Monk also said that the intelligence community believes that the CCP also wants to have continued and reliable access to Australia’s raw materials without any possible U.S. interference.

And “we’d be perfectly happy to sell” those raw materials to them, Monk added, “but they have their own strategic and rather mercantilist view of how you make that happen.”

No Signs of Opening Up

During his presentation, Monk said that many of those who object to public criticism of the CCP, such as some prominent former Australian politicians, have long believed that China under the CCP would “liberalize and open up.”

Carr, for instance, said during an interview with the Financial Review: “Like many Chinese, I look forward to the day when there is a contestable political system. I look forward to a presidential primary in Shandong.”

Monk, however, said that such expectations are unlikely to be fulfilled.

“The sobering reality,” he said, is that the CCP is not liberalizing or opening up.

“It has not done that. It is not doing that.

“It has set its face against doing that, and that’s where the challenge lies.”

“Since 1989, the Chinese Communist Party has steadfastly rejected such a path forward.

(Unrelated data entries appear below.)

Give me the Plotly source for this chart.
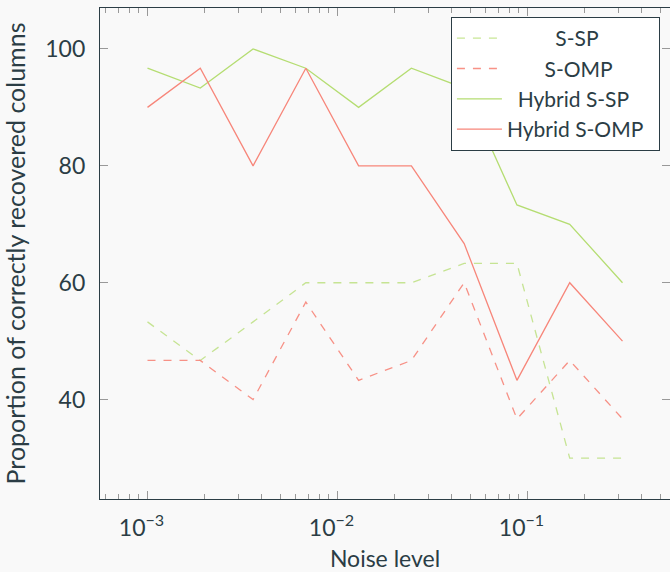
import numpy as np
import plotly.graph_objects as go

noise = [1.0e-3, 1.896e-3, 3.594e-3, 6.813e-3, 1.2915e-2, 2.4484e-2, 4.6416e-2, 8.799e-2, 1.6681e-1, 3.1623e-1]
s_sp = [53.3, 46.7, 53.3, 60.0, 60.0, 60.0, 63.3, 63.3, 30.0, 30.0]
s_omp = [46.7, 46.7, 40.0, 56.7, 43.3, 46.7, 60.0, 36.7, 46.7, 36.7]
hyb_sp = [96.7, 93.3, 100.0, 96.7, 90.0, 96.7, 93.3, 73.3, 70.0, 60.0]
hyb_omp = [90.0, 96.7, 80.0, 96.7, 80.0, 80.0, 66.7, 43.3, 60.0, 50.0]

GREEN = "#b5dd72"
RED = "#f7867a"
TXT = "#2b3d45"
NB = "\u00a0"

series = [
    (NB * 9 + "S-SP" + NB * 2, s_sp, GREEN, "8px,8px", 0.75),
    (NB * 7 + "S-OMP" + NB * 2, s_omp, RED, "8px,8px", 0.9),
    (NB * 2 + "Hybrid S-SP" + NB * 2, hyb_sp, GREEN, "solid", 1),
    ("Hybrid S-OMP" + NB * 2, hyb_omp, RED, "solid", 1),
]

fig = go.Figure()
for name, ys, col, dash, op in series:
    fig.add_trace(go.Scatter(x=noise, y=ys, mode="lines", name=name,
                             line=dict(color=col, width=1.3, dash=dash), opacity=op))

fig.update_layout(
    width=670, height=572,
    margin=dict(l=100, r=0, t=8, b=73),
    paper_bgcolor="#f9f9f9", plot_bgcolor="#f9f9f9",
    font=dict(family="Lato, DejaVu Sans, sans-serif", color=TXT, size=21),
    showlegend=True,
    legend=dict(x=0.982, y=0.982, xanchor="right", yanchor="top",
                bgcolor="white", bordercolor=TXT, borderwidth=1.2,
                font=dict(size=21, color=TXT), itemwidth=45,
                tracegroupgap=0),
)
fig.update_xaxes(
    type="log", range=[-3.25, -0.25],
    tickvals=[1e-3, 1e-2, 1e-1],
    ticktext=["10<sup>−3</sup>", "10<sup>−2</sup>", "10<sup>−1</sup>"],
    ticks="inside", ticklen=8, tickcolor="#999999", tickwidth=1.2,
    minor=dict(ticks="inside", ticklen=5, tickcolor="#999999", dtick="D1", showgrid=False),
    showline=True, linecolor=TXT, linewidth=1.3, mirror="ticks",
    showgrid=False, zeroline=False,
    title=dict(text="Noise level", font=dict(size=23), standoff=12),
    tickfont=dict(size=23), ticklabelstandoff=8, ticklabelshift=-6,
)
fig.update_yaxes(
    range=[23.0, 107.0],
    tickvals=[40, 60, 80, 100],
    ticks="inside", ticklen=8, tickcolor="#999999", tickwidth=1.2,
    showline=True, linecolor=TXT, linewidth=1.3, mirror="ticks",
    showgrid=False, zeroline=False,
    title=dict(text="Proportion of correctly recovered columns", font=dict(size=25), standoff=12),
    tickfont=dict(size=23), ticklabelstandoff=9,
)
fig.write_html("out.html")
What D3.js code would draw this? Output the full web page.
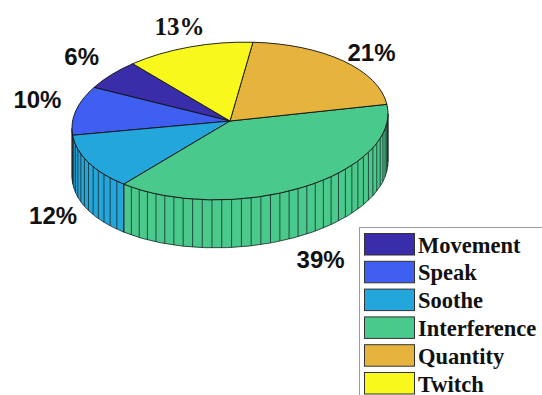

Moreover, it is pressing hard to corral citizen movements with democratic principles in both Hong Kong and Taiwan.”

“China is ruled in a thoroughly and ruthlessly dictatorial manner … the party has suppressed and continues to suppress any and every organization that might pose the least challenge to its arbitrary rule,” Monk said.

China’s Potential is Being Undermined by the CCP

At a Mineral Council of Australia (MCA) event in July 2018, former Australian trade minister Andrew Robb said that if Australia plays its foreign policy “cards” towards China “correctly,” it can enjoy sustained growth for decades from China’s demand for Australian resources, the ABC reported.

Robb has since drawn widespread criticism for taking up an A$880,000 per year ($640,000) (plus expenses) consultancy position with the Chinese-owned company Landbridge directly after leaving parliament.

Robb said that China, alongside India, is emerging as a major player in Asia and is set, this century, to share power with the United States.

Monk, however, offered a less assured and optimistic projection of China’s future under CCP rule. He relayed the views of several prominent China analysts who have observed that the country faces significant systemic and structural challenges that it may not be equipped to deal with.

One significant problem facing the Chinese regime is the degradation of China’s natural environment, Monk said.

“The water table in North China is dropping precipitously, their rivers are seriously polluted, much of the soil is adulterated. The air is seriously polluted in many cities.”